Complete step-by-step answer:
Here we need to find whether the given triangles are congruent or not.
Given, \[\Delta ABC\] and \[\Delta QRP\] , \[AB = QR\], \[\angle B = \ \angle R\] and \[\angle C = \ \angle P\] .
First, We can draw their figures according to the information provided.

Now on applying, AAS congruence criteria on the triangles ABC and QRP.
1 . \[\angle B = \ \angle R\] (given)
2. \[\angle C = \ \angle P\] (given)
3. \[AB = QR\] (given)
Thus it is clear that the \[\Delta ABC\] and \[\Delta QRP\] are congruent by angle-angle-side postulates.
Thus \[\Delta ABC\ \cong \Delta QRP\]
Final answer :
The \[\Delta ABC\] and \[\Delta QRP\] are congruent.
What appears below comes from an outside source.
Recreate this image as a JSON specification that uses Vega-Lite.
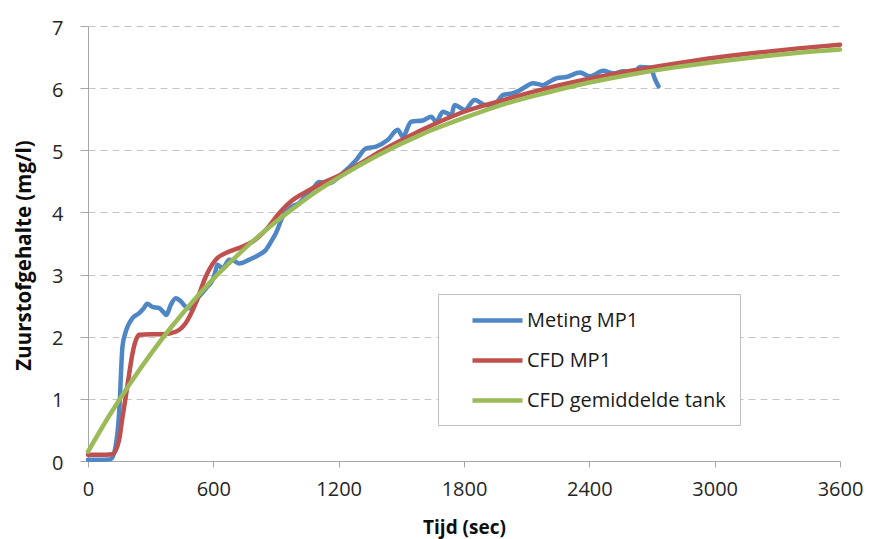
{
  "$schema": "https://vega.github.io/schema/vega-lite/v6.json",
  "width": 752,
  "height": 435,
  "autosize": {"type": "none"},
  "padding": {"left": 88, "top": 26, "right": 29, "bottom": 78},
  "background": "white",
  "config": {
    "view": {"stroke": null},
    "font": "Open Sans",
    "axis": {"labelFont": "Open Sans", "titleFont": "Open Sans", "labelColor": "#262626", "titleColor": "#0d0d0d"}
  },
  "data": {"values": [
    {"s": "Meting MP1", "t": 0, "v": 0.02},
    {"s": "Meting MP1", "t": 60, "v": 0.02},
    {"s": "Meting MP1", "t": 110, "v": 0.03},
    {"s": "Meting MP1", "t": 130, "v": 0.2},
    {"s": "Meting MP1", "t": 149, "v": 0.77},
    {"s": "Meting MP1", "t": 165, "v": 1.84},
    {"s": "Meting MP1", "t": 178, "v": 2.05},
    {"s": "Meting MP1", "t": 189, "v": 2.16},
    {"s": "Meting MP1", "t": 213, "v": 2.30},
    {"s": "Meting MP1", "t": 245, "v": 2.38},
    {"s": "Meting MP1", "t": 265, "v": 2.45},
    {"s": "Meting MP1", "t": 284, "v": 2.53},
    {"s": "Meting MP1", "t": 308, "v": 2.48},
    {"s": "Meting MP1", "t": 341, "v": 2.46},
    {"s": "Meting MP1", "t": 360, "v": 2.40},
    {"s": "Meting MP1", "t": 375, "v": 2.35},
    {"s": "Meting MP1", "t": 396, "v": 2.51},
    {"s": "Meting MP1", "t": 420, "v": 2.62},
    {"s": "Meting MP1", "t": 444, "v": 2.57},
    {"s": "Meting MP1", "t": 468, "v": 2.48},
    {"s": "Meting MP1", "t": 484, "v": 2.46},
    {"s": "Meting MP1", "t": 508, "v": 2.56},
    {"s": "Meting MP1", "t": 540, "v": 2.68},
    {"s": "Meting MP1", "t": 570, "v": 2.80},
    {"s": "Meting MP1", "t": 596, "v": 2.91},
    {"s": "Meting MP1", "t": 610, "v": 3.05},
    {"s": "Meting MP1", "t": 620, "v": 3.16},
    {"s": "Meting MP1", "t": 644, "v": 3.10},
    {"s": "Meting MP1", "t": 676, "v": 3.24},
    {"s": "Meting MP1", "t": 700, "v": 3.22},
    {"s": "Meting MP1", "t": 724, "v": 3.18},
    {"s": "Meting MP1", "t": 772, "v": 3.24},
    {"s": "Meting MP1", "t": 820, "v": 3.32},
    {"s": "Meting MP1", "t": 852, "v": 3.40},
    {"s": "Meting MP1", "t": 880, "v": 3.55},
    {"s": "Meting MP1", "t": 900, "v": 3.67},
    {"s": "Meting MP1", "t": 932, "v": 3.93},
    {"s": "Meting MP1", "t": 980, "v": 4.10},
    {"s": "Meting MP1", "t": 1011, "v": 4.15},
    {"s": "Meting MP1", "t": 1044, "v": 4.28},
    {"s": "Meting MP1", "t": 1080, "v": 4.40},
    {"s": "Meting MP1", "t": 1107, "v": 4.49},
    {"s": "Meting MP1", "t": 1155, "v": 4.47},
    {"s": "Meting MP1", "t": 1219, "v": 4.63},
    {"s": "Meting MP1", "t": 1283, "v": 4.84},
    {"s": "Meting MP1", "t": 1331, "v": 5.03},
    {"s": "Meting MP1", "t": 1379, "v": 5.06},
    {"s": "Meting MP1", "t": 1436, "v": 5.17},
    {"s": "Meting MP1", "t": 1483, "v": 5.33},
    {"s": "Meting MP1", "t": 1507, "v": 5.22},
    {"s": "Meting MP1", "t": 1547, "v": 5.46},
    {"s": "Meting MP1", "t": 1603, "v": 5.48},
    {"s": "Meting MP1", "t": 1643, "v": 5.54},
    {"s": "Meting MP1", "t": 1667, "v": 5.46},
    {"s": "Meting MP1", "t": 1699, "v": 5.62},
    {"s": "Meting MP1", "t": 1739, "v": 5.57},
    {"s": "Meting MP1", "t": 1755, "v": 5.73},
    {"s": "Meting MP1", "t": 1803, "v": 5.65},
    {"s": "Meting MP1", "t": 1851, "v": 5.81},
    {"s": "Meting MP1", "t": 1899, "v": 5.73},
    {"s": "Meting MP1", "t": 1939, "v": 5.71},
    {"s": "Meting MP1", "t": 1987, "v": 5.89},
    {"s": "Meting MP1", "t": 2035, "v": 5.92},
    {"s": "Meting MP1", "t": 2075, "v": 5.98},
    {"s": "Meting MP1", "t": 2131, "v": 6.08},
    {"s": "Meting MP1", "t": 2179, "v": 6.05},
    {"s": "Meting MP1", "t": 2203, "v": 6.09},
    {"s": "Meting MP1", "t": 2243, "v": 6.16},
    {"s": "Meting MP1", "t": 2291, "v": 6.18},
    {"s": "Meting MP1", "t": 2355, "v": 6.25},
    {"s": "Meting MP1", "t": 2403, "v": 6.19},
    {"s": "Meting MP1", "t": 2467, "v": 6.28},
    {"s": "Meting MP1", "t": 2515, "v": 6.24},
    {"s": "Meting MP1", "t": 2563, "v": 6.27},
    {"s": "Meting MP1", "t": 2611, "v": 6.24},
    {"s": "Meting MP1", "t": 2643, "v": 6.34},
    {"s": "Meting MP1", "t": 2691, "v": 6.33},
    {"s": "Meting MP1", "t": 2715, "v": 6.14},
    {"s": "Meting MP1", "t": 2731, "v": 6.03},
    {"s": "CFD MP1", "t": 0, "v": 0.1},
    {"s": "CFD MP1", "t": 60, "v": 0.1},
    {"s": "CFD MP1", "t": 117, "v": 0.11},
    {"s": "CFD MP1", "t": 149, "v": 0.34},
    {"s": "CFD MP1", "t": 165, "v": 0.7},
    {"s": "CFD MP1", "t": 181, "v": 1.04},
    {"s": "CFD MP1", "t": 197, "v": 1.4},
    {"s": "CFD MP1", "t": 213, "v": 1.73},
    {"s": "CFD MP1", "t": 230, "v": 1.95},
    {"s": "CFD MP1", "t": 245, "v": 2.03},
    {"s": "CFD MP1", "t": 300, "v": 2.04},
    {"s": "CFD MP1", "t": 360, "v": 2.04},
    {"s": "CFD MP1", "t": 420, "v": 2.08},
    {"s": "CFD MP1", "t": 468, "v": 2.22},
    {"s": "CFD MP1", "t": 516, "v": 2.54},
    {"s": "CFD MP1", "t": 564, "v": 2.97},
    {"s": "CFD MP1", "t": 612, "v": 3.24},
    {"s": "CFD MP1", "t": 676, "v": 3.37},
    {"s": "CFD MP1", "t": 740, "v": 3.45},
    {"s": "CFD MP1", "t": 788, "v": 3.53},
    {"s": "CFD MP1", "t": 852, "v": 3.72},
    {"s": "CFD MP1", "t": 916, "v": 3.99},
    {"s": "CFD MP1", "t": 980, "v": 4.20},
    {"s": "CFD MP1", "t": 1060, "v": 4.36},
    {"s": "CFD MP1", "t": 1140, "v": 4.50},
    {"s": "CFD MP1", "t": 1200, "v": 4.59},
    {"s": "CFD MP1", "t": 1300, "v": 4.78},
    {"s": "CFD MP1", "t": 1400, "v": 4.98},
    {"s": "CFD MP1", "t": 1500, "v": 5.16},
    {"s": "CFD MP1", "t": 1600, "v": 5.33},
    {"s": "CFD MP1", "t": 1800, "v": 5.62},
    {"s": "CFD MP1", "t": 2000, "v": 5.82},
    {"s": "CFD MP1", "t": 2200, "v": 6.00},
    {"s": "CFD MP1", "t": 2400, "v": 6.15},
    {"s": "CFD MP1", "t": 2600, "v": 6.28},
    {"s": "CFD MP1", "t": 2800, "v": 6.39},
    {"s": "CFD MP1", "t": 3000, "v": 6.49},
    {"s": "CFD MP1", "t": 3200, "v": 6.57},
    {"s": "CFD MP1", "t": 3400, "v": 6.64},
    {"s": "CFD MP1", "t": 3600, "v": 6.70},
    {"s": "CFD gemiddelde tank", "t": 0, "v": 0.15},
    {"s": "CFD gemiddelde tank", "t": 100, "v": 0.72},
    {"s": "CFD gemiddelde tank", "t": 200, "v": 1.24},
    {"s": "CFD gemiddelde tank", "t": 300, "v": 1.72},
    {"s": "CFD gemiddelde tank", "t": 400, "v": 2.16},
    {"s": "CFD gemiddelde tank", "t": 500, "v": 2.56},
    {"s": "CFD gemiddelde tank", "t": 600, "v": 2.93},
    {"s": "CFD gemiddelde tank", "t": 700, "v": 3.26},
    {"s": "CFD gemiddelde tank", "t": 800, "v": 3.57},
    {"s": "CFD gemiddelde tank", "t": 900, "v": 3.85},
    {"s": "CFD gemiddelde tank", "t": 1000, "v": 4.11},
    {"s": "CFD gemiddelde tank", "t": 1100, "v": 4.35},
    {"s": "CFD gemiddelde tank", "t": 1200, "v": 4.56},
    {"s": "CFD gemiddelde tank", "t": 1400, "v": 4.94},
    {"s": "CFD gemiddelde tank", "t": 1600, "v": 5.26},
    {"s": "CFD gemiddelde tank", "t": 1800, "v": 5.52},
    {"s": "CFD gemiddelde tank", "t": 2000, "v": 5.75},
    {"s": "CFD gemiddelde tank", "t": 2200, "v": 5.93},
    {"s": "CFD gemiddelde tank", "t": 2400, "v": 6.09},
    {"s": "CFD gemiddelde tank", "t": 2600, "v": 6.22},
    {"s": "CFD gemiddelde tank", "t": 2800, "v": 6.33},
    {"s": "CFD gemiddelde tank", "t": 3000, "v": 6.42},
    {"s": "CFD gemiddelde tank", "t": 3200, "v": 6.50},
    {"s": "CFD gemiddelde tank", "t": 3400, "v": 6.57},
    {"s": "CFD gemiddelde tank", "t": 3600, "v": 6.62}
  ]},
  "mark": {"type": "line", "strokeWidth": 4.5, "strokeJoin": "round", "strokeCap": "round", "interpolate": "monotone"},
  "encoding": {
    "x": {
      "field": "t", "type": "quantitative",
      "scale": {"domain": [0, 3600], "nice": false},
      "axis": {
        "values": [0, 600, 1200, 1800, 2400, 3000, 3600], "format": "d",
        "title": "Tijd (sec)", "titleFontSize": 19, "titleFontWeight": "bold", "titlePadding": 19,
        "labelFontSize": 20, "labelPadding": 12, "tickSize": 6,
        "grid": false, "domainColor": "#a6a6a6", "tickColor": "#a6a6a6",
        "labelFlush": false
      }
    },
    "y": {
      "field": "v", "type": "quantitative",
      "scale": {"domain": [0, 7], "nice": false},
      "axis": {
        "values": [0, 1, 2, 3, 4, 5, 6, 7],
        "title": "Zuurstofgehalte (mg/l)", "titleFontSize": 20.5, "titleFontWeight": "bold", "titlePadding": 17,
        "titleY": 229,
        "labelFontSize": 20, "labelPadding": 17, "tickSize": 8, "labelOffset": 2,
        "grid": true, "gridDash": [7, 5], "gridColor": "#c4c4c4", "gridWidth": 1,
        "domainColor": "#a6a6a6", "tickColor": "#a6a6a6",
        "labelFlush": false
      }
    },
    "color": {
      "field": "s", "type": "nominal",
      "scale": {"domain": ["Meting MP1", "CFD MP1", "CFD gemiddelde tank"], "range": ["#4F86C6", "#C0504D", "#9BBB59"]},
      "legend": {
        "title": null, "orient": "none", "legendX": 350, "legendY": 268,
        "symbolType": "M-2.5,0H2.5", "symbolSize": 400, "symbolStrokeWidth": 4.5,
        "symbolOffset": 33,
        "labelFontSize": 20, "labelColor": "#1a1a1a", "labelFont": "Open Sans", "labelOffset": 17,
        "labelLimit": 400,
        "rowPadding": 17, "padding": 14,
        "strokeColor": "#bfbfbf", "fillColor": "white"
      }
    }
  }
}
Note: For solving this problem we need to know about the Congruence of the triangles . Two triangles are said to be congruent to each other if all three corresponding sides are equal and all the three corresponding angles are equal in measure. We also need to know that there are four ways to find the congruence between the two triangles. They are SSS postulate where SSS stands for side-side-side , SAS postulate where SAS stands for side-angle-side, ASA postulate where ASA stands for angle-side-angle and AAS postulate where AAS stands for angle-angle-side.